To the contrary of the first reviewer, I do not find Ms. Ehrlich's accounts condescending, I only find some of the accounts inaccurate. There are major and serious problems in China and Ms. Ehrlich's insight of the materialistic obsession of the Chinese and the huge toll it levies on the environment is quite correct, although I am much more optimistic then she was. As I told my friends who complained about the filth and disorder of the Chinatown in Manhattan, what touches me more is the dynamic undercurrent of lives there. As a student, I have toiled for a few months in the kitchen of a Chinese restaurant (although not in Manhattan) and have learnt that an outsider who carries too much delusion and expectation lacks the capacity to appreciate life as it is without being too judgemental. Afterall, what is the meaning of pilgrimage? Isn't it simply an amplification of the point of contact between our own minds and the great minds of the bodhisattvas embodied in these mountains? The mountains are in the mind and in essense has nothing to do with how the itinerary is run. A pilgrim with such a "mindset" will always possess the capacity to be touched even in the most arduous and grotesque circumstances.

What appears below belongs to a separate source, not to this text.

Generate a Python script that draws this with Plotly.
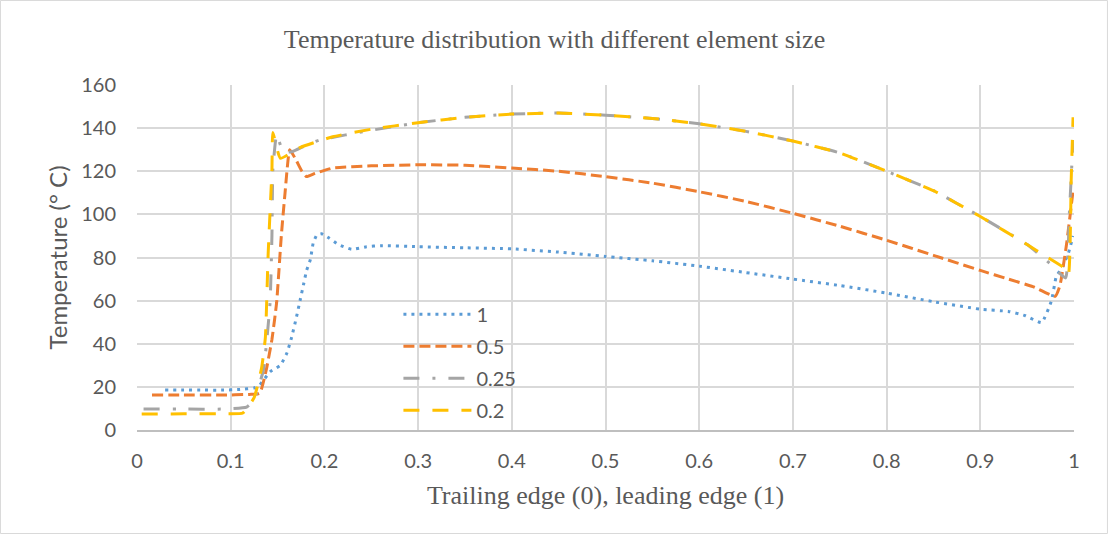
import plotly.graph_objects as go

# Temperature along the chord for four mesh element sizes
x_1 = [0.03, 0.05, 0.07, 0.09, 0.11, 0.125, 0.131, 0.142, 0.153, 0.16, 0.165, 0.17,
       0.174, 0.178, 0.181, 0.185, 0.188, 0.192, 0.197, 0.205, 0.215, 0.229, 0.245,
       0.26, 0.3, 0.35, 0.4, 0.45, 0.5, 0.55, 0.6, 0.65, 0.7, 0.75, 0.8, 0.85, 0.9,
       0.93, 0.948, 0.9655, 0.976, 0.981, 0.988, 0.994, 0.999]
y_1 = [18.5, 18.5, 18.5, 18.5, 18.8, 19.5, 20.9, 27, 30, 35.7, 43, 52,
       60, 68, 74, 79, 86.6, 90.5, 91, 89, 86, 83.8, 85,
       85.5, 85, 84.5, 84, 82.5, 80.5, 78.5, 76, 73, 70, 67, 63.5, 59.5, 56,
       55, 53, 49.8, 60, 71, 76, 82, 90]

x_05 = [0.016, 0.05, 0.09, 0.12, 0.131, 0.138, 0.144, 0.149, 0.154, 0.158, 0.163,
        0.17, 0.176, 0.181, 0.19, 0.209, 0.25, 0.3, 0.35, 0.4, 0.45, 0.5, 0.55,
        0.6, 0.65, 0.7, 0.75, 0.8, 0.85, 0.9, 0.93, 0.956, 0.98, 0.985, 0.992, 0.999]
y_05 = [16.2, 16.2, 16.2, 16.5, 17, 28, 42, 59, 90, 110, 130,
        125, 120, 117.5, 119, 121.5, 122.5, 123, 122.8, 121.5, 120, 117.5, 114.5,
        110.5, 106, 100.5, 94.5, 88, 81, 74, 70, 66.5, 62, 67, 86, 111]

x_025 = [0.007, 0.05, 0.09, 0.117, 0.125, 0.135, 0.142, 0.144, 0.145, 0.149, 0.156,
         0.165, 0.18, 0.195, 0.25, 0.3, 0.35, 0.4, 0.45, 0.5, 0.55, 0.6, 0.65, 0.7,
         0.75, 0.8, 0.85, 0.9, 0.95, 0.975, 0.991, 0.995, 0.999]
y_025 = [9.7, 9.7, 9.7, 10.6, 14, 28, 59, 90, 120.6, 137, 129,
         129, 132, 134.5, 139, 142.5, 145, 146.5, 147, 146, 144.5, 142, 138.5, 134,
         128.5, 120, 111, 99, 86, 77, 70.5, 100, 134.5]

x_02 = [0.005, 0.05, 0.09, 0.113, 0.125, 0.133, 0.137, 0.14, 0.144, 0.145, 0.153,
        0.174, 0.209, 0.25, 0.3, 0.35, 0.4, 0.45, 0.5, 0.55, 0.6, 0.65, 0.7, 0.75,
        0.8, 0.85, 0.9, 0.95, 0.972, 0.988, 0.994, 0.997, 0.999]
y_02 = [7.4, 7.5, 7.6, 7.9, 15, 28.8, 43, 82, 120.6, 138, 126,
        131, 136, 139.5, 142.5, 145, 146.5, 147, 146, 144.5, 142, 138.5, 134, 128.5,
        120, 111, 99, 86, 80, 75.6, 72, 116, 145]

x_ticks = [0, 0.1, 0.2, 0.3, 0.4, 0.5, 0.6, 0.7, 0.8, 0.9, 1]
x_tick_text = ["0", "0.1", "0.2", "0.3", "0.4", "0.5", "0.6", "0.7", "0.8", "0.9", "1"]
y_ticks = [0, 20, 40, 60, 80, 100, 120, 140, 160]

series = [
    ("1", x_1, y_1, "#5b9bd5", "3px,5px"),
    ("0.5", x_05, y_05, "#ed7d31", "11px,5px"),
    ("0.25", x_025, y_025, "#a5a5a5", "16px,13px,3px,13px"),
    ("0.2", x_02, y_02, "#ffc000", "16px,13px"),
]

fig = go.Figure()
for name, xs, ys, color, dash in series:
    fig.add_trace(go.Scatter(
        x=xs, y=ys, name=name, mode="lines", legendgroup=name,
        line=dict(color=color, width=3, dash=dash, shape="spline", smoothing=0.4),
    ))

sans = "Lato, 'Open Sans', sans-serif"
serif = "'Liberation Serif', 'Times New Roman', serif"
grey = "#595959"
grid = "#d9d9d9"

fig.update_layout(
    width=1109, height=534,
    margin=dict(l=137, r=35, t=85, b=104),
    paper_bgcolor="white", plot_bgcolor="white",
    title=dict(text="Temperature distribution with different element size",
               x=0.5, xref="container", y=0.928, yref="container",
               xanchor="center", yanchor="middle",
               font=dict(family=serif, size=26, color=grey)),
    xaxis=dict(range=[0, 1], tickvals=x_ticks, ticktext=x_tick_text,
               showgrid=True, gridcolor=grid, gridwidth=1.5,
               zeroline=False, showline=True, linecolor="#bfbfbf", linewidth=1.5,
               ticks="", ticklabelstandoff=12,
               tickfont=dict(family=sans, size=20, color=grey),
               title=dict(text="Trailing edge (0), leading edge (1)",
                          font=dict(family=serif, size=26, color=grey), standoff=15)),
    yaxis=dict(range=[0, 160], tickvals=y_ticks,
               showgrid=True, gridcolor=grid, gridwidth=1.5,
               zeroline=False, showline=False, ticks="", ticklabelstandoff=20,
               tickfont=dict(family=sans, size=20, color=grey),
               title=dict(text="Temperature (° C)",
                          font=dict(family=sans, size=24, color=grey), standoff=6)),
    legend=dict(x=0.279, y=0.392, xanchor="left", yanchor="top",
                bgcolor="rgba(0,0,0,0)", itemwidth=68, tracegroupgap=3,
                font=dict(family=sans, size=20, color=grey)),
    shapes=[dict(type="rect", xref="paper", yref="paper",
                 x0=-0.1457, x1=1.0357, y0=-0.3, y1=1.245,
                 line=dict(color=grid, width=1), layer="below")],
)

fig.write_html("out.html")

But then again, I am an oversea Chinese who is yet to set foot on China myself. In that regard, take my words only as a biased perspective and go see for yourselves, although if you are a westerner, that experience might always be one from the outside, sadly...

Rating: 4
Summary: Interesting
Comment: Questions of Heaven offers some insight and education to what China is " like." I found the book very interesting and thoughtful as to what some of the culture is like in China. It offered me a much greater understanding of what it is like to be a Buddhist an a spiritual journey in search of some sort of enlightenment AND it also offered a grat deal of hope - that you may find what you are "looking for" (i.e. answers from heaven as in Ehrlich's case) but the journey may be difficult, thoght-provoking, and quite lonley on the way. I am embarrased to admit that I knew nothing about China before I read this book. So I must call this book THOUGHT PROVOKING AND EDUCATIONAL!!